# Bilder verkleinern - Bilder werden unscharf



## toetzke (26. Juni 2007)

Hallo Fachleute!

Ich habe eine Frage zu einem Problem mit Word. Wenn ich Bilder in Word hineinkopiere und dann verkleinere werden sie unverhältnismäßig unscharf. Deshalb habe ich mir gedacht, dass es helfen könnte, wenn ich die Bilder vorher mit Adobe Photoshop oder Adobe ImageReady auf die entsprechende Größe verkleinere und dann in Word hinein kopiere. Allerdings wird auch von Photoshop und ImageReady die schärfe deutlich herabgesetzt.

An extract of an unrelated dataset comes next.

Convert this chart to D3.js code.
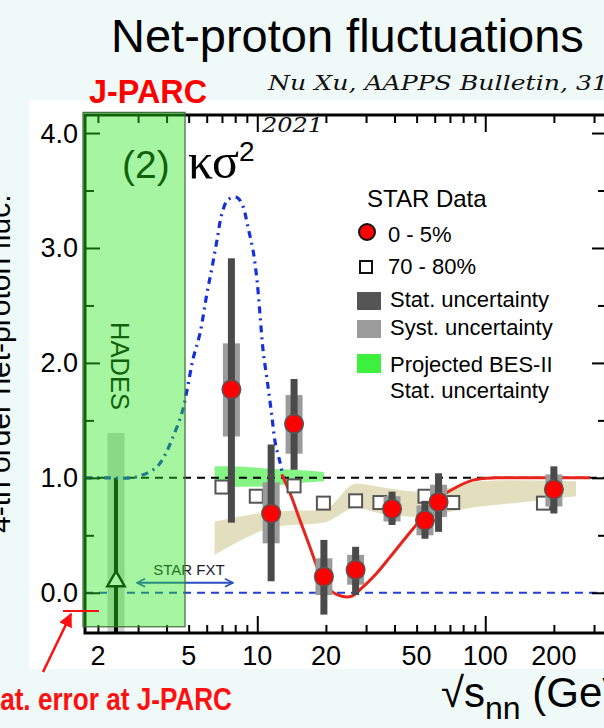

Wie kann ich Bilder verkleinern ohne dass das Bild unscharf wird?

Falko


----------



## mreball (26. Juni 2007)

Bildneuberechnung im Photoshop sollte auf "Bikubisch" stehen. Dann wäre es noch den Versuch wert, die Verkleinerung mit genau der Hälfte oder Viertel der Urspungsauflösung zu probieren, also z.B. bei Original 300 dpi Verkleinerung auf 150 oder 75 dpi. Bei Vergrösserung von Screenshots von 72 dpi auf 288 dpi klappt das gut, bei Verkleinerung hab ich es aber noch nie probiert. Auch habe ich mit Word keinerlei gute Erfahrung.


----------



## d2wap (26. Juni 2007)

Photoshop berechnet generell Bilder bei der Größenveränderung neu.
Ein solches Bild dann in Word zu kopieren  ist schon fast strafbar.
Wenn, dann Bild speichern und in Word "Einfügen" > "Grafik aus Datei" wählen...

Das es dann unscharf wird und verwischt ist klar - Word rechnet das Bild beim Einfügen anders um....


----------